La prima testimonianza scritta di questa canzone la troviamo nel manoscritto di Chièuti (prov. Foggia) pubblicato nel 1708; il manoscritto rimase a lungo inedito, assieme a molte altre opere di Nicolò Figlia [nacque a Mezzojuso da Andrea e Caterina il 14 maggio 1693 e fu battezzato due giorni dopo coi nomi “Rosario e Nicolò”. Laureatosi in S. Teologia, fu ordinato sacerdote a circa 25 anni e quasi subito, dietro invito del Marchese del Vasto Aquino ed Aragona, si trasferì a Chieuti in qualità di cappellano della Parrocchia di San Giorgio e dal 1724 la guidò in veste di Protopapàs]. Nel 1775, Nicolo Chetta compone il “Tesoro di notizie su de’ Macedoni” opera nella quale, per la prima volta, vengono citati alcuni versi della Bukura Morea in ottonario e assenza della rima, che sono le due principali caratteristiche della poesia orale arbèreshe. In seguito il materiale chieutino venne pubblicato nel 1866 dal filologo arbёresh Demetrio Camarda (1821-1882), dalla casa editrice F. Albergueti E.C , nel libro che si intitola “Appendice al Saggio di Grammatologia Comparata Sulla Lingua Albanese”. In questa opera il testo della canzone è scritto nel lingua albanese però usando l’alfabeto greco, che è l’unica versione del testo originale. Successivamente Michele Marchianò pubblicò il manoscritto, contenente il canto E BUKURA MOREA all’interno dei Canti popolari albanesi delle colonie d’Italia (Foggia, 1908). Papa Paolo II sul soglio ponteficio dal 1464 al 1471, così scriveva al Duca di Borgogna: « Le città che finora avevano resistite al furore dei Turchi sono oramai tutte cadute o in loro potere. Tutti i popoli che abitano lungo le coste dello Adriatico tremano allo aspetto di questo imminente pericolo. Non vedesi ovunque che spavento, dolore, captività e morte; non si può senza versare lagrime contemplare queste navi che partite dalla riva albanese si riparano nei porti d’Italia, e queste famiglie ignude, meschine, che scacciate dalle loro abitazioni stanno sedute sulla riva del mare stendendo le mani al cielo, e facendo risuonare l’aria di lamenti in ignorata favella ».
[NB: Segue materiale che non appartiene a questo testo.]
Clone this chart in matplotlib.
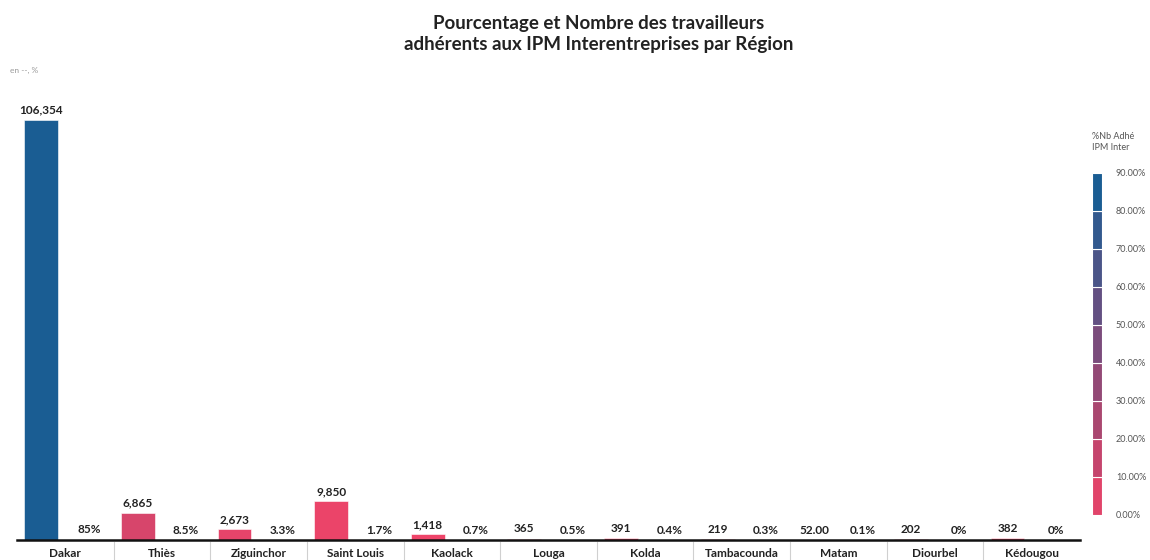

[Epistola Pauli II. ad Philippum Burgundiae Ducem. Apud cardinalia Papiensis Epistolas].
Secondo G. Schirò di Maggio, “O e Bukura More, prima di subire la rielaborazione ideologizzata del tardo romanticismo,
«faceva parte dei canti delle Russalle o feste patrie antiche» e veniva eseguito, soprattutto dagli Arbereshè di Sicilia, in occasione di alcune ricorrenze rituali.
A Palazzo Adriano era cantato sulla Montagna delle Rose verso la fine della primavera, ogni anno a giugno; nello stesso periodo a Mezzojuso veniva intonato sulla cima di una delle montagne che sovrasta il paese; a Contessa Entellina veniva eseguito sulla sommità della montagna che domina Santa Maria del Bosco e a Piana degli Albanesi, infine, nei giorni di Pentecoste, ai piedi della montagna della Pizzuta dove sorge la chiesa dell’Odigitria. Per il fatto che il canto veniva eseguito dall’alto di una montagna rivolta verso Oriente, in un periodo «che non va prima di Pasqua e oltre la fine della primavera», nonché per il fatto che esso celebrava la morte dei congiunti più intimi sepolti nella Madre-Patria abbandonata, rientrando nel ciclo dei canti delle Russalle. È agevole concordare con l’ipotesi di Francesco Altimari secondo cui ” l’origine di ‘O e Bukura More’ debba essere ricondotta alla tradizione con la quale nell’antichità, in Macedonia, in Grecia e in Italia,verso la fine della primavera, venivano commemorati i defunti”.